Book Description
for Leave Myself Behind by Bart Yates
From the Publisher
His dead father is fading into a snapshot memory. His mother, the famous psycho-poet, has relocated them from Chicago to a rural New England town that looks like an advertisement for small-town America -- a bad advertisement. He can't seem to start a sentence without using the "f" word. And now, the very house he lives in is coming apart at the seams -- literally -- torn down bit by bit as he and his mother renovate the old Victorian. But deep within the walls lie secrets from a previous life -- mason jars stuffed with bits of clothing, scraps of writing, old photographs -- disturbing clues to the mysterious existence of a woman who disappeared decades before. While his mother grows more obsessed and unsettled by the discovery of these homemade reliquaries, Noah fights his own troubling obsession with the boy next door, the enigmatic J.D. it is J.D. who begins to quietly anchor Noah to his new life. J.D., who is hiding terrible, haunting pain behind an easy smile and a carefree attitude.

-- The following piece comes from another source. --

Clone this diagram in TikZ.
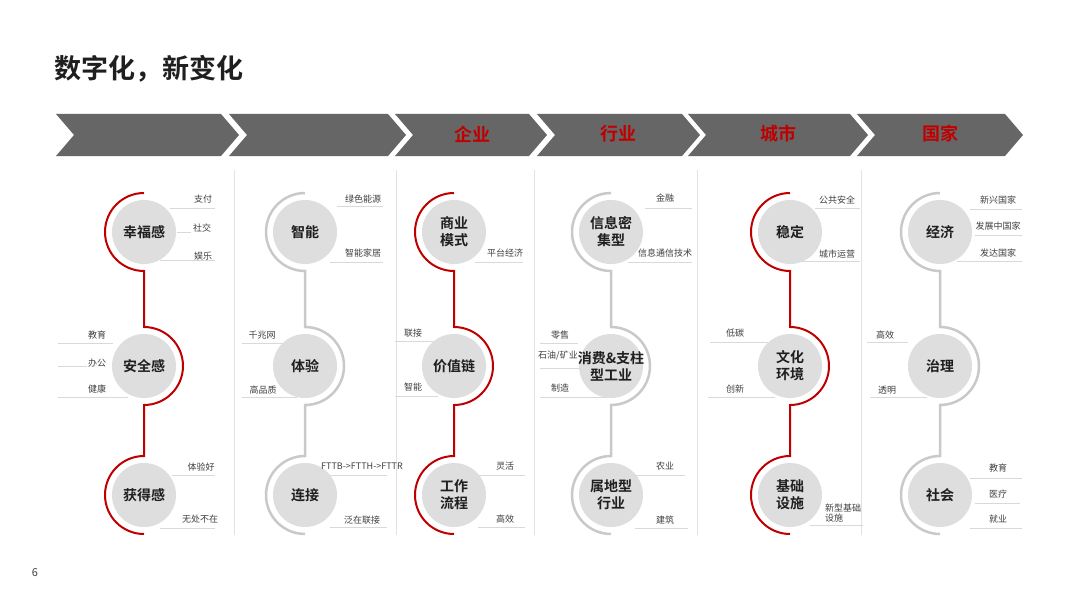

Soon, the boys' tentative attraction to each other blossoms into a very real love, one that will shatter the manicured facade of small-town civility and reveal the cruelties and betrayals hiding carefully behind the emotional walls constructed by husbands and wives, mothers and sons, friends and neighbors. And as Noah makes one last startling discovery within the old house, he will comeface-to-face with a secret bigger than any heart should have to hold, and a truth more healing than he ever could have hoped for.
Part Portnoy, part Holden Caulfield, never less than truthful, and always fully human, Noah York is a touching and unforgettable character. His story is one of hope and heartbreak, love and redemption, of holding on to old wounds when new skin is what's needed, and of the power of growing up whole once every secret has been set free.